• Job: Pick out the lines containing "this".

• Source records:
__________

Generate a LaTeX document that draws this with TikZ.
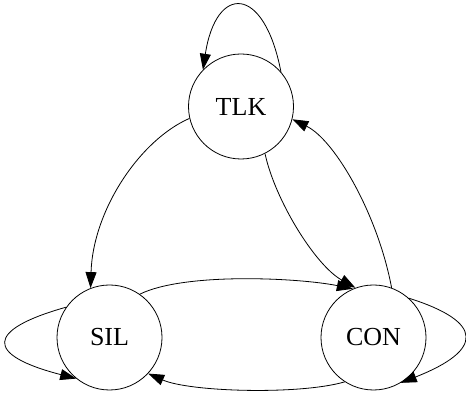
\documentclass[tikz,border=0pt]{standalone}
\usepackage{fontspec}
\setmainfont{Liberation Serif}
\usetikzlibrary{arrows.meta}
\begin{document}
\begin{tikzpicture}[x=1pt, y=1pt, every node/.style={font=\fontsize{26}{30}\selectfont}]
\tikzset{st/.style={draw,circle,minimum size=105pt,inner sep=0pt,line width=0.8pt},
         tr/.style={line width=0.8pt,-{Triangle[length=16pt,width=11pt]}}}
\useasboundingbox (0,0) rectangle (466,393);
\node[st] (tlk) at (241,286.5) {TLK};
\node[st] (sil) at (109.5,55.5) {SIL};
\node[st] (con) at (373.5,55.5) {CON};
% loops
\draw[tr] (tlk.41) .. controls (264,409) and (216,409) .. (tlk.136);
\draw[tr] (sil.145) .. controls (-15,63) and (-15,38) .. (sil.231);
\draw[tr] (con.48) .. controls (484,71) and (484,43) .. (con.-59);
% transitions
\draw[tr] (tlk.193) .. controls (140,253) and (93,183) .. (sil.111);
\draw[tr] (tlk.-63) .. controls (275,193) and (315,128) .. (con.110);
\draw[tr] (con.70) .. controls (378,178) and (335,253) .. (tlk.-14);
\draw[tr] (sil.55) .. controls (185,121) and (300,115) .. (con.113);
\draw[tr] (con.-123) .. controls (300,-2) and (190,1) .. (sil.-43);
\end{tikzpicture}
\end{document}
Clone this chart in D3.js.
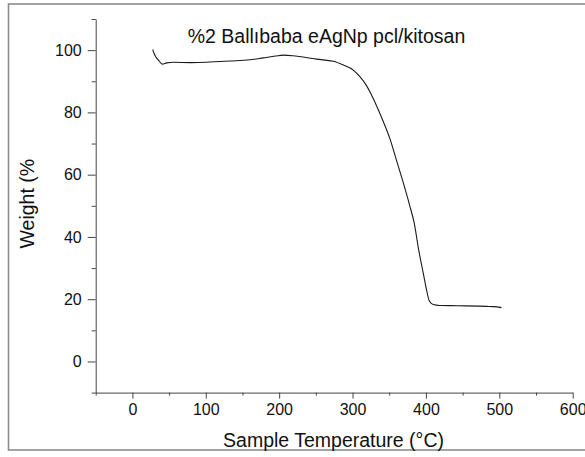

__________

• Task output:
Generate a LaTeX document that draws this with TikZ.
Clone this chart in D3.js.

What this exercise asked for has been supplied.